Hello,
I am reaching out to seek help on how to better utilize HDF5 for my job. I’m going to give as much upfront background as possible and am willing to come back with more information if asked.
Background:
We use hdf5 to record our simulation data, all data is stored as compound types and gets written out as a Nx1 array of these compound types. We try to maximize disk space by using maximum gzip compression. A single hdf we write can range from 25 MB to upwards of 2.5 GB. We write around 100 datasets at the minimum.
Some datasets can be upwards of 460 fields. Meaning, the compound type representing an entry in that dataset can have up to 460 “fields” that the equivalent c++ struct would have. All fields of a dataset are known apriori, but the amount of rows that dataset will have from the simulation is unknown (we resize the datasets often I believe).

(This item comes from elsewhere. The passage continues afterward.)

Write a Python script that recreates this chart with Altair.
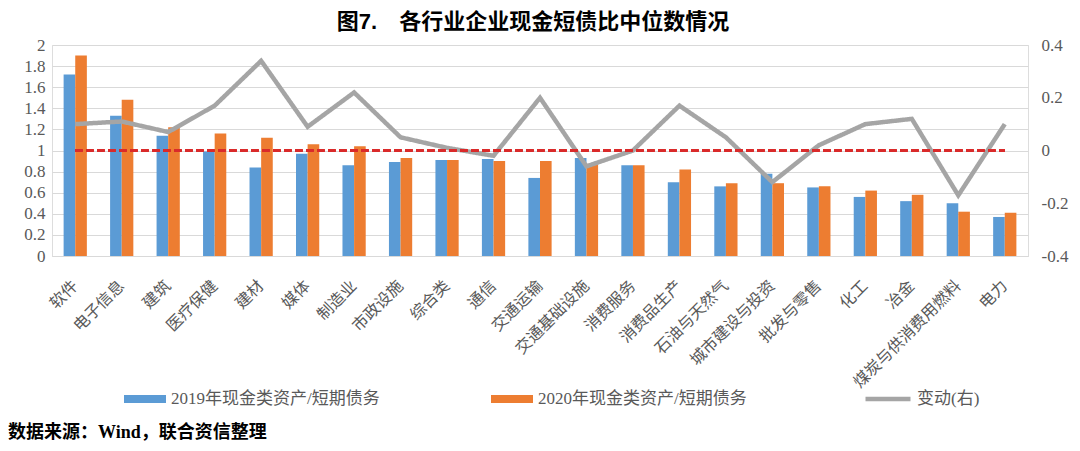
import altair as alt
import pandas as pd

categories = ["软件", "电子信息", "建筑", "医疗保健", "建材", "媒体", "制造业", "市政设施",
              "综合类", "通信", "交通运输", "交通基础设施", "消费服务", "消费品生产",
              "石油与天然气", "城市建设与投资", "批发与零售", "化工", "冶金",
              "煤炭与供消费用燃料", "电力"]
v2019 = [1.72, 1.33, 1.14, 0.99, 0.84, 0.97, 0.86, 0.89, 0.91, 0.92, 0.74, 0.93, 0.86,
         0.70, 0.66, 0.78, 0.65, 0.56, 0.52, 0.50, 0.37]
v2020 = [1.90, 1.48, 1.22, 1.16, 1.12, 1.06, 1.04, 0.93, 0.91, 0.90, 0.90, 0.87, 0.86,
         0.82, 0.69, 0.69, 0.66, 0.62, 0.58, 0.42, 0.41]
change = [0.10, 0.11, 0.07, 0.17, 0.34, 0.09, 0.22, 0.05, 0.01, -0.02, 0.20, -0.06, 0.00,
          0.17, 0.05, -0.12, 0.02, 0.10, 0.12, -0.17, 0.10]
series_names = ["2019年现金类资产/短期债务", "2020年现金类资产/短期债务", "变动(右)"]
series_colors = ["#5B9BD5", "#ED7D31", "#A5A5A5"]
left_ticks = [0, 0.2, 0.4, 0.6, 0.8, 1, 1.2, 1.4, 1.6, 1.8, 2]
right_ticks = [-0.4, -0.3, -0.2, -0.1, 0, 0.1, 0.2, 0.3, 0.4]
title_text = "图7.\u3000各行业企业现金短债比中位数情况"
source_text = "数据来源：Wind，联合资信整理"

bar_df = pd.DataFrame({
    "cat": categories * 2,
    "series": [series_names[0]] * len(categories) + [series_names[1]] * len(categories),
    "value": v2019 + v2020,
})
line_df = pd.DataFrame({"cat": categories, "series": series_names[2], "value": change})
src_df = pd.DataFrame({"t": [source_text]})

serif = "Liberation Serif, Noto Sans CJK SC"
lab_color = "#595959"

bar_legend = alt.Legend(
    title=None, orient="none", legendX=72, legendY=333, direction="horizontal",
    columns=2, gridAlign="all", columnPadding=111,
    symbolType="M-1,-0.19L1,-0.19L1,0.19L-1,0.19Z", symbolSize=1764,
    symbolStrokeWidth=0, labelFontSize=17, labelFont=serif,
    labelColor=lab_color, labelLimit=400, labelOffset=5,
)
line_legend = alt.Legend(
    title=None, orient="none", legendX=811, legendY=329, direction="horizontal",
    symbolType="stroke", symbolSize=2025, symbolStrokeWidth=4.5,
    symbolStrokeColor=series_colors[2], labelFontSize=17, labelFont=serif,
    labelColor=lab_color, labelLimit=400, labelOffset=4,
)

x_enc = alt.X("cat:N", sort=categories, title=None,
              scale=alt.Scale(paddingInner=0.5, paddingOuter=0.25),
              axis=alt.Axis(labelAngle=-45, labelBaseline="middle", labelAlign="right",
                            labelFontSize=16, labelFont=serif,
                            labelColor=lab_color, ticks=False, domainColor="#D9D9D9",
                            labelPadding=27, labelLimit=300))

bars = alt.Chart(bar_df).mark_bar().encode(
    x=x_enc,
    xOffset=alt.XOffset("series:N", sort=series_names[:2]),
    y=alt.Y("value:Q", title=None, scale=alt.Scale(domain=[0, 2], nice=False),
            axis=alt.Axis(orient="left", values=left_ticks, labelExpr="toString(datum.value)",
                          grid=True, gridColor="#D9D9D9", domain=False, ticks=False,
                          labelFontSize=17, labelFont=serif, labelColor=lab_color,
                          labelPadding=7)),
    color=alt.Color("series:N", scale=alt.Scale(domain=series_names[:2], range=series_colors[:2]),
                    legend=bar_legend),
)

line = alt.Chart(line_df).mark_line(strokeWidth=4.5, color=series_colors[2]).encode(
    x=alt.X("cat:N", sort=categories),
    y=alt.Y("value:Q", title=None, scale=alt.Scale(domain=[-0.4, 0.4], nice=False),
            axis=alt.Axis(orient="right", values=right_ticks, labelExpr="toString(datum.value)",
                          grid=False, domain=False, ticks=False,
                          labelFontSize=17, labelFont=serif, labelColor=lab_color,
                          labelPadding=13)),
    strokeDash=alt.StrokeDash("series:N", scale=alt.Scale(domain=[series_names[2]], range=[[1, 0]]),
                              legend=line_legend),
)

rule = alt.Chart(line_df).mark_rule(color="#DA2A2A", strokeWidth=1.8, strokeDash=[7, 4]).encode(
    x=alt.X(datum=categories[0]),
    x2=alt.X2(datum=categories[-1]),
    y=alt.Y(datum=0),
)

right_layer = alt.layer(line, rule)

src = alt.Chart(src_df).mark_text(align="left", baseline="alphabetic", fontSize=18,
                                  fontWeight="bold", font=serif, color="#000000").encode(
    text="t:N", x=alt.value(-44), y=alt.value(393))

chart = alt.layer(bars, right_layer, src).resolve_scale(y="independent").properties(
    width=976, height=211,
    autosize=alt.AutoSizeParams(type="none"),
    padding={"left": 44, "top": 37, "right": 44, "bottom": 185},
    title=alt.TitleParams(title_text, fontSize=22, fontWeight="bold",
                          font="Liberation Sans, Noto Sans CJK SC", color="#000000", offset=2,
                          anchor="middle", dx=-7, dy=0),
).configure_view(stroke=None).configure(background="white")

chart.save("out.html", embed_options={"renderer": "svg", "actions": False})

(I’m more than happy to share more, or even give an example dump of one of our hdfs, I just don’t know what to share)
Problem:
Our biggest problem, in my opinion, and what I’m trying to optimize is reading the datasets back out. We read from the datasets many many times and when profiling code, 90% of our runtime is reading from disk (specifically in h5py). When reading we use the standard driver of the OS (Linux in this case), I tried toying around with Core Driver to read hdf into memory but it didn’t seem to provide any performance benefits.
For the datasets that contain dozens to 100s of fields, we typically care about a very small subset at most on any given read. We also read in all entries. This is the biggest problem, we want all rows but only a small subset of the fields.
So how can we optimize this sort of reading with hdf?
Remarks:
I’ve tried doing partially I/O of the compound type fields, but in some testing on our largest compound types (460 fields), the read times between reading all entries of 1 field and all entries of all fields, is 2 seconds at best. Which to me, makes partial field reading pointless.
Additionally, I’ve tried breaking the fields of these compound types into separate arrays. Meaning, in the case of a compound type with 460 fields. What I did was write 460 arrays, each in a dataset of that field name. This however killed our write times to the point that it would in no way be acceptable.